■ PROBLEM STATEMENT
Could you retype the lines below, starting at the line holding "Generate a web" and stopping at the line holding "const headShift = 39.4;", inclusive? Copy them exactly and drop the images.

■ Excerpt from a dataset
--

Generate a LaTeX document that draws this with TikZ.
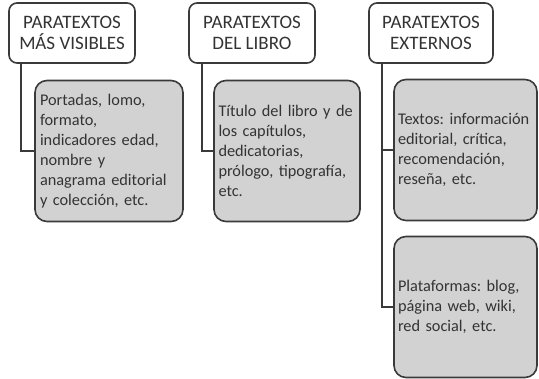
\documentclass[tikz,border=0pt]{standalone}
\usepackage{fontspec}
\setmainfont{Carlito}
\frenchspacing
\definecolor{boxline}{HTML}{3A3A3A}
\definecolor{boxfill}{HTML}{D2D2D2}
\begin{document}
\begin{tikzpicture}[x=1pt,y=-1pt,line width=1.6pt,draw=boxline,
  head/.style={draw=boxline,fill=white,rounded corners=8pt,minimum height=60pt,align=center,inner sep=0pt,font=\fontsize{19}{21}\selectfont,text=black!80},
  leaf/.style={draw=boxline,fill=boxfill,rounded corners=12pt,minimum height=141pt,align=left,inner sep=0pt,font=\fontsize{16.3}{20}\selectfont,text=black!80}]
\useasboundingbox (0,0) rectangle (539,379);
\node[head,minimum width=126pt] (h1) at (72,33) {PARATEXTOS\\MÁS VISIBLES};
\node[head,minimum width=126pt] (h2) at (252,33) {PARATEXTOS\\DEL LIBRO};
\node[head,minimum width=124pt] (h3) at (431,33) {PARATEXTOS\\EXTERNOS};
\node[leaf,minimum width=148pt,text width=138pt] (c1) at (109,151) {Portadas, lomo,\\formato,\\indicadores edad,\\nombre y\\anagrama editorial\\y colección, etc.};
\node[leaf,minimum width=146pt,text width=137pt] (c2) at (287,151) {Título del libro y de\\los capítulos,\\dedicatorias,\\prólogo, tipografía,\\etc.};
\node[leaf,minimum width=143pt,text width=135pt] (c3) at (465.5,150) {Textos: información\\editorial, crítica,\\recomendación,\\reseña, etc.};
\node[leaf,minimum width=143pt,text width=135pt] (c4) at (465.5,307) {Plataformas: blog,\\página web, wiki,\\red social, etc.};
\draw (h1.south west) ++(13,0) |- (c1.west);
\draw (h2.south west) ++(14,0) |- (c2.west);
\draw (h3.south west) ++(14,0) |- (c3.west);
\draw (h3.south west) ++(14,0) |- (c4.west);
\end{tikzpicture}
\end{document}
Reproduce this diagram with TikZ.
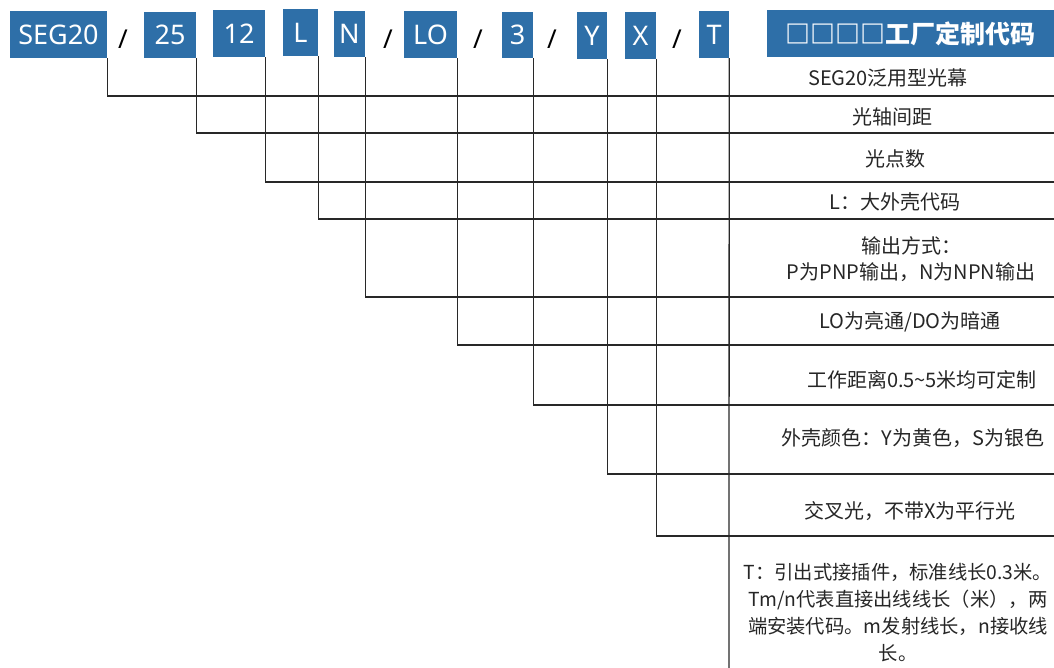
\documentclass[tikz,border=0pt]{standalone}
\usepackage{fontspec}
\setmainfont{Noto Sans CJK SC}
\newfontfamily\boxfont{Noto Sans}
\definecolor{codeblue}{RGB}{46,111,168}
\definecolor{linegray}{RGB}{40,40,40}
\begin{document}
\begin{tikzpicture}[x=1pt,y=-1pt,
  codebox/.style={fill=codeblue, text=white, inner sep=0pt, font=\boxfont\fontsize{27}{30}\selectfont},
  slashmark/.style={inner sep=0pt, font=\boxfont\bfseries\fontsize{26}{28}\selectfont, text=black},
  conn/.style={draw=linegray, line width=1.3pt},
  rowtext/.style={inner sep=0pt, font=\fontsize{20}{26}\selectfont, text=black!85, align=center},
]
\useasboundingbox (0,0) rectangle (1054,668);

% code boxes
\node[codebox, minimum width=97pt, minimum height=47pt] (seg) at (58.5,34.5) {SEG20};
\node[codebox, minimum width=52pt, minimum height=46pt] (b25) at (170,35) {25};
\node[codebox, minimum width=52pt, minimum height=47pt] (b12) at (239,33.5) {12};
\node[codebox, minimum width=35pt, minimum height=47pt] (bL) at (300.5,32.5) {L};
\node[codebox, minimum width=31pt, minimum height=46pt] (bN) at (349.5,34) {N};
\node[codebox, minimum width=53pt, minimum height=47pt] (bLO) at (430.5,34.5) {LO};
\node[codebox, minimum width=31pt, minimum height=46pt] (b3) at (517.5,35) {3};
\node[codebox, minimum width=30pt, minimum height=47pt] (bY) at (592,35.5) {Y};
\node[codebox, minimum width=31pt, minimum height=47pt] (bX) at (640.5,35.5) {X};
\node[codebox, minimum width=30pt, minimum height=47pt] (bT) at (714,34.5) {T};

% slashes
\node[slashmark] (s1) at (123,39) {/};
\node[slashmark] (s2) at (388,39) {/};
\node[slashmark] (s3) at (478,39) {/};
\node[slashmark] (s4) at (552,39) {/};
\node[slashmark] (s5) at (677,39) {/};

% header
\node[fill=codeblue, text=white, inner sep=0pt, minimum width=287pt, minimum height=47pt,
  font=\bfseries\fontsize{25}{28}\selectfont] (hdr) at (910.5,33.5) {□□□□工厂定制代码};

% line end coordinates on the right edge
\coordinate (eSEG) at (1054,96);
\coordinate (e25) at (1054,133);
\coordinate (e12) at (1054,182);
\coordinate (eL) at (1054,219);
\coordinate (eN) at (1054,297);
\coordinate (eLO) at (1054,345);
\coordinate (e3) at (1054,405);
\coordinate (eY) at (1054,474);
\coordinate (eX) at (1054,536);
\coordinate (eT) at (729,668);

% connectors
\draw[conn] (seg.south east) |- (eSEG);
\draw[conn] (b25.south east) |- (e25);
\draw[conn] (b12.south east) |- (e12);
\draw[conn] (bL.south east) |- (eL);
\draw[conn] (bN.south east) |- (eN);
\draw[conn] (bLO.south east) |- (eLO);
\draw[conn] (b3.south east) |- (e3);
\draw[conn] (bY.south east) |- (eY);
\draw[conn] (bX.south east) |- (eX);
\draw[conn] (bT.south east) -- (eT);

% row texts
\node[rowtext] (r1) at (888,78) {SEG20泛用型光幕};
\node[rowtext] (r2) at (892,117) {光轴间距};
\node[rowtext] (r3) at (895,159) {光点数};
\node[rowtext] (r4) at (895,202) {L：大外壳代码};
\node[rowtext] (r5) at (911,259) {输出方式：\\P为PNP输出，N为NPN输出};
\node[rowtext] (r6) at (910,322) {LO为亮通/DO为暗通};
\node[rowtext] (r7) at (922,380) {工作距离0.5\textasciitilde5米均可定制};
\node[rowtext] (r8) at (913,438) {外壳颜色：Y为黄色，S为银色};
\node[rowtext] (r9) at (910,511) {交叉光，不带X为平行光};
\node[rowtext, font=\fontsize{19.3}{27}\selectfont] (r10) at (898,612.5) {T：引出式接插件，标准线长0.3米。\\Tm/n代表直接出线线长（米），两\\端安装代码。m发射线长，n接收线\\长。};
\end{tikzpicture}
\end{document}
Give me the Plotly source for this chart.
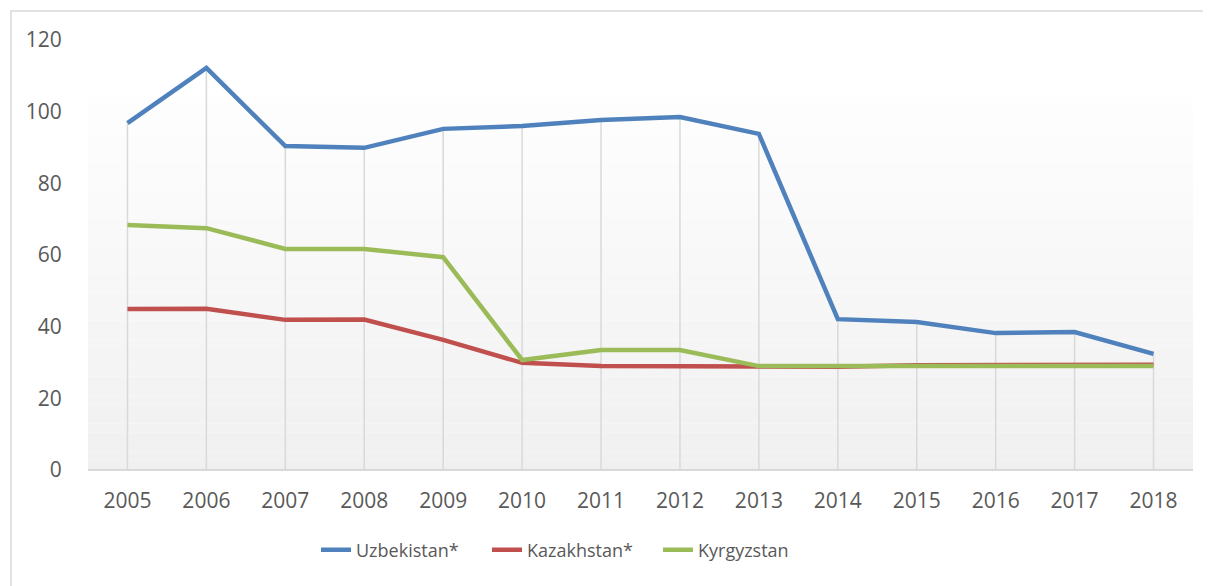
import plotly.graph_objects as go

years = ["2005", "2006", "2007", "2008", "2009", "2010", "2011", "2012", "2013", "2014", "2015", "2016", "2017", "2018"]
uzbekistan = [96.8, 112.2, 90.4, 89.9, 95.2, 96.0, 97.7, 98.5, 93.8, 42.1, 41.3, 38.2, 38.5, 32.4]
kazakhstan = [44.9, 45.0, 41.9, 42.0, 36.3, 29.9, 29.0, 29.0, 28.8, 28.8, 29.2, 29.2, 29.2, 29.4]
kyrgyzstan = [68.4, 67.5, 61.7, 61.7, 59.4, 30.7, 33.5, 33.5, 29.0, 29.0, 29.0, 29.0, 29.0, 29.0]

OFF = 8  # page body margin
W, H = 1211 - OFF, 586 - OFF
# target plot area in screen pixels: x 88..1193, y 40..470
L, R, T, B = 88 - OFF, 1211 - 1193, 40 - OFF, (586 - 470)
pw, ph = 1193 - 88, 470 - 40

def px_x(x):
    return (x - 88) / pw

def px_y(y):
    return (470 - y) / ph

fig = go.Figure()

# drop lines from the highest point to the axis
dx, dy = [], []
for i, yr in enumerate(years):
    top = max(uzbekistan[i], kazakhstan[i], kyrgyzstan[i])
    dx += [yr, yr, None]
    dy += [0, top, None]
fig.add_trace(go.Scatter(x=dx, y=dy, mode="lines", line=dict(color="#D9D9D9", width=1.5),
                         showlegend=False, hoverinfo="skip"))

series = [("Uzbekistan*", uzbekistan, "#4F81BD"),
          ("Kazakhstan*", kazakhstan, "#C0504D"),
          ("Kyrgyzstan", kyrgyzstan, "#9BBB59")]
for name, vals, col in series:
    fig.add_trace(go.Scatter(x=years, y=vals, mode="lines", name=name,
                             line=dict(color=col, width=4.5)))

shapes = []
g_top = px_y(97)
n = 40
for k in range(n):
    y0 = g_top * k / n
    y1 = g_top * (k + 1) / n
    t = (k + 0.5) / n
    v = int(round(240 + (254 - 240) * t))
    shapes.append(dict(type="rect", xref="paper", yref="paper", x0=0, x1=1, y0=y0, y1=y1,
                       fillcolor=f"rgb({v},{v},{v})", line=dict(width=0), layer="below"))
shapes.append(dict(type="rect", xref="paper", yref="paper",
                   x0=px_x(11), x1=px_x(1216), y0=px_y(591), y1=px_y(11),
                   line=dict(color="#D9D9D9", width=1.5), fillcolor="rgba(0,0,0,0)", layer="below"))

fig.update_layout(
    width=W, height=H,
    margin=dict(l=L, r=R, t=T, b=B, autoexpand=False),
    paper_bgcolor="white", plot_bgcolor="rgba(0,0,0,0)",
    font=dict(family="Open Sans, Liberation Sans, sans-serif", color="#595959"),
    shapes=shapes,
    showlegend=True,
    legend=dict(orientation="h", x=px_x(316), xanchor="left", y=px_y(550), yanchor="middle",
                font=dict(size=18, color="#595959"), entrywidth=126, entrywidthmode="pixels",
                bgcolor="rgba(0,0,0,0)"),
    xaxis=dict(type="category", range=[-0.5, 13.5], showgrid=False, zeroline=False,
               showline=False, ticks="outside", ticklen=12, tickcolor="rgba(0,0,0,0)",
               tickfont=dict(size=21, color="#595959")),
    yaxis=dict(range=[0, 120], dtick=20, showgrid=False, zeroline=True, zerolinecolor="#D9D9D9",
               zerolinewidth=1.5, showline=False, ticks="outside", ticklen=21,
               tickcolor="rgba(0,0,0,0)", tickfont=dict(size=21, color="#595959")),
)

fig.write_html("out.html")
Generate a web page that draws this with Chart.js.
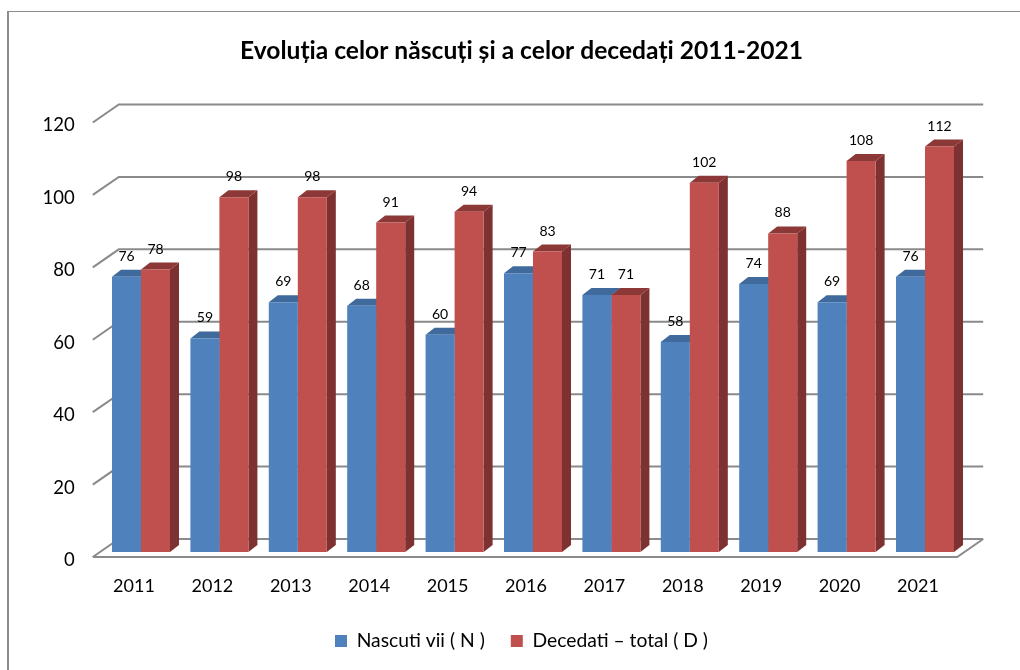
<!DOCTYPE html>
<html lang="ro">
<head>
    <meta charset="UTF-8">
    <title>Evoluția celor născuți și a celor decedați</title>
    <script src="https://cdn.jsdelivr.net/npm/chart.js"></script>
    <style>
        html, body { margin: 0; padding: 0; background: #fff; }
        #wrap { position: relative; width: 1020px; height: 670px; overflow: hidden; }
        #frame { position: absolute; left: 7px; top: 11px; width: 1020px; height: 700px; border-left: 2px solid #8c8c8c; border-top: 1px solid #8c8c8c; }
        canvas { position: absolute; left: 0; top: 0; }
    </style>
</head>
<body>
<div id="wrap">
    <div id="frame"></div>
    <canvas id="chart" width="1020" height="670"></canvas>
</div>
<script>
    const years = ['2011', '2012', '2013', '2014', '2015', '2016', '2017', '2018', '2019', '2020', '2021'];
    const nascuti = [76, 59, 69, 68, 60, 77, 71, 58, 74, 69, 76];
    const decedati = [78, 98, 98, 91, 94, 83, 71, 102, 88, 108, 112];

    // depth of the fake 3d box
    const barDepthX = 9, barDepthY = 7;
    // title and legend sit right of the plot centre in the original
    const headShift = 39.4;

    const box3d = {
        id: 'box3d',
        afterLayout(chart) {
            [chart.titleBlock, chart.legend].forEach(b => {
                b.left += headShift;
                b.right += headShift;
            });
        },
        beforeDatasetsDraw(chart) {
            const ctx = chart.ctx, y = chart.scales.y, area = chart.chartArea;
            const left = area.left - 9, right = area.right + 19;
            ctx.save();
            // back wall lines and left wall diagonals
            ctx.strokeStyle = '#8a8a8a';
            ctx.lineWidth = 2;
            y.ticks.forEach(t => {
                const p = y.getPixelForValue(t.value);
                ctx.beginPath();
                ctx.moveTo(left, p + 5);
                ctx.lineTo(left + 26, p - 13);
                ctx.lineTo(right, p - 13);
                ctx.stroke();
            });
            // floor
            const p0 = y.getPixelForValue(0);
            ctx.beginPath();
            ctx.moveTo(left, p0 + 5);
            ctx.lineTo(right - 26, p0 + 5);
            ctx.lineTo(right, p0 - 13);
            ctx.stroke();
            // bar sides and tops
            chart.data.datasets.forEach((ds, i) => {
                chart.getDatasetMeta(i).data.forEach(bar => {
                    const r = bar.x + bar.width / 2, l = bar.x - bar.width / 2;
                    ctx.fillStyle = ds.sideColor;
                    ctx.beginPath();
                    ctx.moveTo(r, bar.y);
                    ctx.lineTo(r + barDepthX, bar.y - barDepthY);
                    ctx.lineTo(r + barDepthX, bar.base - barDepthY);
                    ctx.lineTo(r, bar.base);
                    ctx.fill();
                    ctx.fillStyle = ds.topColor;
                    ctx.beginPath();
                    ctx.moveTo(l, bar.y);
                    ctx.lineTo(l + barDepthX, bar.y - barDepthY);
                    ctx.lineTo(r + barDepthX, bar.y - barDepthY);
                    ctx.lineTo(r, bar.y);
                    ctx.fill();
                });
            });
            ctx.restore();
        },
        afterDatasetsDraw(chart) {
            const ctx = chart.ctx;
            ctx.save();
            ctx.font = '14px Lato';
            ctx.fillStyle = '#000';
            ctx.textAlign = 'center';
            ctx.textBaseline = 'middle';
            chart.data.datasets.forEach((ds, i) => {
                chart.getDatasetMeta(i).data.forEach((bar, j) => {
                    ctx.fillText(ds.data[j], bar.x, bar.y - 20.5);
                });
            });
            ctx.restore();
        }
    };

    new Chart(document.getElementById('chart'), {
        type: 'bar',
        data: {
            labels: years,
            datasets: [
                { label: 'Nascuti vii ( N )', data: nascuti, backgroundColor: '#4f81bd', topColor: '#3f6a9b', sideColor: '#37608f' },
                { label: 'Decedati – total ( D )', data: decedati, backgroundColor: '#c0504d', topColor: '#8c3836', sideColor: '#7d3130' }
            ]
        },
        options: {
            responsive: false,
            animation: false,
            layout: { padding: { top: 0, right: 55.8, bottom: 9.35, left: 0 } },
            categoryPercentage: 0.74,
            barPercentage: 1,
            plugins: {
                tooltip: { enabled: false },
                title: {
                    display: true,
                    text: 'Evoluția celor născuți și a celor decedați 2011-2021',
                    color: '#000',
                    font: { family: 'Lato', size: 24.6, weight: 'bold' },
                    padding: { top: 36.5, bottom: 51.5 }
                },
                legend: {
                    position: 'bottom',
                    labels: {
                        color: '#000',
                        font: { family: 'Lato', size: 19.3 },
                        boxWidth: 12,
                        boxHeight: 12,
                        padding: 26
                    }
                }
            },
            scales: {
                x: {
                    grid: { display: false, drawTicks: false },
                    border: { display: false },
                    ticks: { color: '#000', font: { family: 'Lato', size: 18 }, labelOffset: -7, padding: 23, maxRotation: 0 },
                    afterFit(s) { s.height = 53.35; }
                },
                y: {
                    min: 0,
                    max: 120,
                    grid: { display: false, drawTicks: false },
                    border: { display: false },
                    ticks: { color: '#000', font: { family: 'Lato', size: 18.5 }, stepSize: 20, labelOffset: 8, padding: 27 },
                    afterFit(s) { s.width = 101.8; }
                }
            }
        },
        plugins: [box3d]
    });
</script>
</body>
</html>
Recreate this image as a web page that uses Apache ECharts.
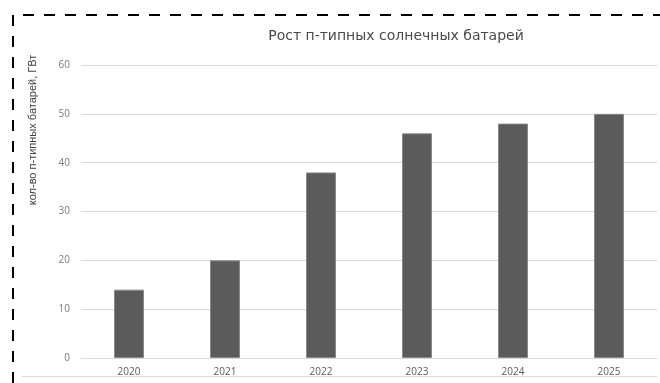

--

■ FULL SOLUTION
Generate a web page that draws this with Chart.js.
<!DOCTYPE html>
<html lang="ro">
<head>
    <meta charset="UTF-8">
    <title>Evoluția celor născuți și a celor decedați</title>
    <script src="https://cdn.jsdelivr.net/npm/chart.js"></script>
    <style>
        html, body { margin: 0; padding: 0; background: #fff; }
        #wrap { position: relative; width: 1020px; height: 670px; overflow: hidden; }
        #frame { position: absolute; left: 7px; top: 11px; width: 1020px; height: 700px; border-left: 2px solid #8c8c8c; border-top: 1px solid #8c8c8c; }
        canvas { position: absolute; left: 0; top: 0; }
    </style>
</head>
<body>
<div id="wrap">
    <div id="frame"></div>
    <canvas id="chart" width="1020" height="670"></canvas>
</div>
<script>
    const years = ['2011', '2012', '2013', '2014', '2015', '2016', '2017', '2018', '2019', '2020', '2021'];
    const nascuti = [76, 59, 69, 68, 60, 77, 71, 58, 74, 69, 76];
    const decedati = [78, 98, 98, 91, 94, 83, 71, 102, 88, 108, 112];

    // depth of the fake 3d box
    const barDepthX = 9, barDepthY = 7;
    // title and legend sit right of the plot centre in the original
    const headShift = 39.4;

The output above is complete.